If your vsopc compiler depends on some resource file (e.g a JAR file), remember that your compiler will not necessarily be invoked from the folder where it resides. The submission platform actually calls your compiler from the tests folder, not from the vsopcompiler folder.

It is up to you to ensure your compiler can robustly find files it depends on. Here are two potential solutions:

How can I test my lexer after the deadline?

Tests on the submission platform will be cumulative, so that lexical tests will also be run for all ulterior phases as well. So, you just need to submit your lexer to the current phase of the project, and concentrate on lexical tests in the output.

What is the problem with my exit code?

According to the POSIX standard, a program should return with 0 when successful, and some 8-bit non-zero value on error. You can return different values for different kinds of errors, if you want.
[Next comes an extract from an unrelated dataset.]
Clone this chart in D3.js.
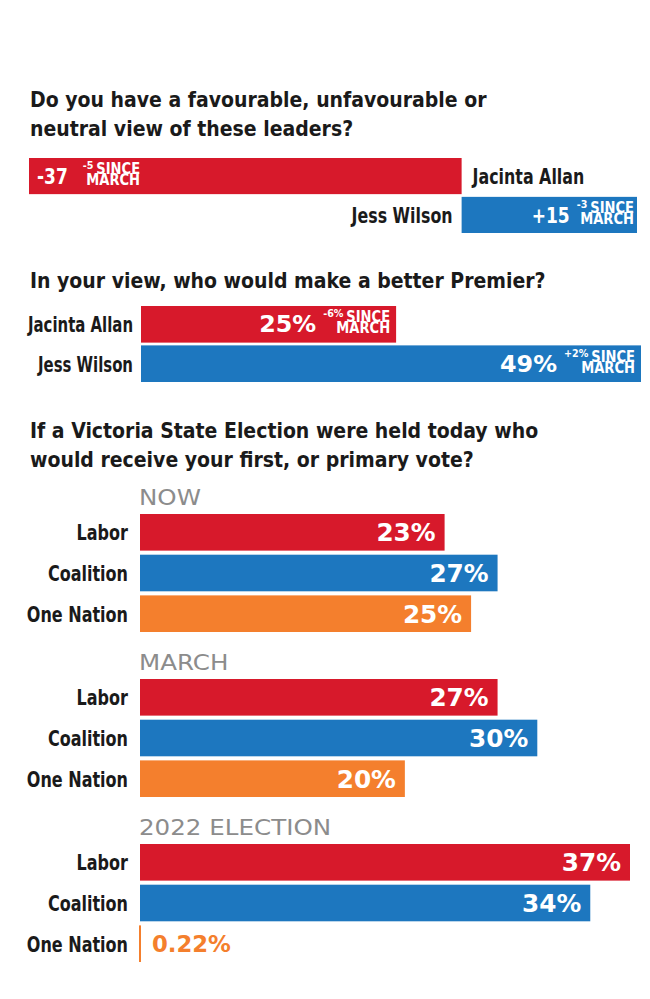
<!DOCTYPE html>
<html lang="en">
<head>
<meta charset="UTF-8">
<title>Victoria poll</title>
<script src="https://d3js.org/d3.v7.min.js"></script>
<style>
  body { margin: 0; background: #fff; }
  svg { font-family: "DejaVu Sans Condensed", "Roboto", sans-serif; }
</style>
</head>
<body>
<script>
// data
const favLeaders = ["Jacinta Allan", "Jess Wilson"];
const favValues = [-37, 15];
const favChange = ["-5", "-3"];

const premLeaders = ["Jacinta Allan", "Jess Wilson"];
const premValues = [25, 49];
const premChange = ["-6%", "+2%"];

const parties = ["Labor", "Coalition", "One Nation"];
const periods = ["NOW", "MARCH", "2022 ELECTION"];
const voteNow = [23, 27, 25];
const voteMarch = [27, 30, 20];
const vote2022 = [37, 34, 0.22];

const RED = "#d7192b", BLUE = "#1d77bf", ORANGE = "#f47f2d", INK = "#1a1a1a", GREY = "#8c8c8c";
const partyColor = d3.scaleOrdinal().domain(parties).range([RED, BLUE, ORANGE]);

const svg = d3.select("body").append("svg")
  .attr("width", 650).attr("height", 999);

// text squeezed/stretched horizontally to get close to the condensed print face
function txt(parent, x, y, str, o) {
  const g = parent.append("g").attr("transform", `translate(${x},${y}) scale(${o.sx || 1},1)`);
  g.append("text")
    .attr("text-anchor", o.anchor || "start")
    .attr("font-size", o.size)
    .attr("font-weight", o.weight || "bold")
    .attr("font-family", o.family || null)
    .attr("fill", o.fill || INK)
    .text(str);
  return g;
}

function title(lines, y) {
  lines.forEach((l, i) => txt(svg, 30, y + i * 29, l, { size: 21 }));
}

// small two-line "x SINCE / MARCH" note, right edge at xEnd; returns its width
function sinceNote(parent, xEnd, mid, change) {
  const g = parent.append("g").attr("transform", `translate(${xEnd},${mid}) scale(0.97,1)`);
  const t = g.append("text").attr("text-anchor", "end").attr("fill", "#fff")
    .attr("font-weight", "bold").attr("font-size", 15).attr("y", -7);
  t.append("tspan").attr("x", 0).attr("font-size", 11).text(change);
  t.append("tspan").attr("dx", 3).attr("dy", 5).text("SINCE");
  t.append("tspan").attr("x", 0).attr("dy", 11).text("MARCH");
  return g.node().getBBox().width * 0.97;
}

// ---- 1. favourability (diverging) ----
title(["Do you have a favourable, unfavourable or", "neutral view of these leaders?"], 107);

const xFav = d3.scaleLinear().domain([-37, 15]).range([29, 637]);
const yFav = d3.scaleBand().domain(favLeaders).range([158, 233]).paddingInner(0.07);

favLeaders.forEach((name, i) => {
  const v = favValues[i];
  const y0 = yFav(name), h = yFav.bandwidth(), mid = y0 + h / 2;
  const x0 = xFav(Math.min(0, v)), x1 = xFav(Math.max(0, v));
  svg.append("rect").attr("x", x0).attr("y", y0).attr("width", x1 - x0).attr("height", h)
    .attr("fill", v < 0 ? RED : BLUE);
  const label = (v > 0 ? "+" : "") + v;
  if (v < 0) {
    const t = txt(svg, x0 + 8, mid + 8, label, { size: 22, fill: "#fff", sx: 0.86 });
    const w = t.node().getBBox().width * 0.86;
    const tmp = svg.append("g");
    const nw = sinceNote(tmp, 0, mid, favChange[i]);
    tmp.remove();
    sinceNote(svg, x0 + 8 + w + 15 + nw, mid, favChange[i]);
    txt(svg, xFav(0) + 11, mid + 8, name, { size: 21, sx: 0.84 });
  } else {
    const nw = sinceNote(svg, x1 - 3, mid, favChange[i]);
    txt(svg, x1 - 3 - nw - 7, mid + 8, label, { size: 22, fill: "#fff", anchor: "end", sx: 0.86 });
    txt(svg, xFav(0) - 9, mid + 8, name, { size: 21, anchor: "end", sx: 0.84 });
  }
});

// ---- 2. better premier ----
title(["In your view, who would make a better Premier?"], 288);

const xPrem = d3.scaleLinear().domain([0, 49]).range([141, 641]);
const yPrem = d3.scaleBand().domain(premLeaders).range([306, 382]).paddingInner(0.07);

premLeaders.forEach((name, i) => {
  const y0 = yPrem(name), h = yPrem.bandwidth(), mid = y0 + h / 2;
  const x1 = xPrem(premValues[i]);
  svg.append("rect").attr("x", xPrem(0)).attr("y", y0).attr("width", x1 - xPrem(0)).attr("height", h)
    .attr("fill", i === 0 ? RED : BLUE);
  const nw = sinceNote(svg, x1 - 6, mid, premChange[i]);
  txt(svg, x1 - 6 - nw - 7, mid + 8, premValues[i] + "%", { size: 23, fill: "#fff", anchor: "end", sx: 1.15 });
  txt(svg, xPrem(0) - 8, mid + 8, name, { size: 21, anchor: "end", sx: 0.79 });
});

// ---- 3. primary vote ----
title(["If a Victoria State Election were held today who", "would receive your first, or primary vote?"], 438);

const xVote = d3.scaleLinear().domain([0, 37]).range([140, 630]);
const votes = [voteNow, voteMarch, vote2022];
const groupTop = d3.scaleBand().domain(periods).range([514, 1009]);

periods.forEach((p, gi) => {
  const top = groupTop(p);
  txt(svg, xVote(0) - 1, top - 9, p, { size: 21, weight: "normal", fill: GREY, family: "DejaVu Sans", sx: 1.17 });
  const y = d3.scaleBand().domain(parties).range([top, top + 118]).paddingInner(0.1);
  parties.forEach((party, i) => {
    const v = votes[gi][i], y0 = y(party), h = y.bandwidth(), mid = y0 + h / 2;
    const x1 = xVote(v);
    txt(svg, xVote(0) - 12, mid + 8, party, { size: 22, anchor: "end", sx: 0.81 });
    if (v < 1) {
      svg.append("rect").attr("x", xVote(0) - 1).attr("y", y0).attr("width", 2).attr("height", h)
        .attr("fill", partyColor(party));
      txt(svg, xVote(0) + 12, mid + 8, v + "%", { size: 23, fill: partyColor(party), sx: 1.1 });
    } else {
      svg.append("rect").attr("x", xVote(0)).attr("y", y0).attr("width", x1 - xVote(0)).attr("height", h)
        .attr("fill", partyColor(party));
      txt(svg, x1 - 9, mid + 9, v + "%", { size: 25, fill: "#fff", anchor: "end", sx: 1.1 });
    }
  });
});
</script>
</body>
</html>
Common generic values are 1 and 255 (-1). The OS itself might return something for you (e.g. if the program produces a segfault).

This is important to be able to detect errors. For example, a shell script with option -e will exit at the first detected error. In the following example, the script will exit before erasing all your files.

set -eu
# -e is for exit-on-error
# -u is for exit-on-access-to-undefined-variable
cd /some/inexisting/folder  # cd will return 1, terminating the script
rm -rf *  # Would delete all files in current folder
          # Hopefully, we used set -e and cd returned 1

Proper return codes also allow for conditional testing. For example,

set -eu
if grep "foo" bar >/dev/null; then
    echo "foo present in bar"
    echo "no foo in bar"

will output one of the two sentences according to bar's content.

Finally, well-behaved shells will also indicate errors one way or another.

In some cases, it is OK to print some warnings on stderr, continue processing, and exit with 0 if no critical error was met. In the context of this assignment, your compiler should exit with non-zero value if an error was met, and a message printed on stderr.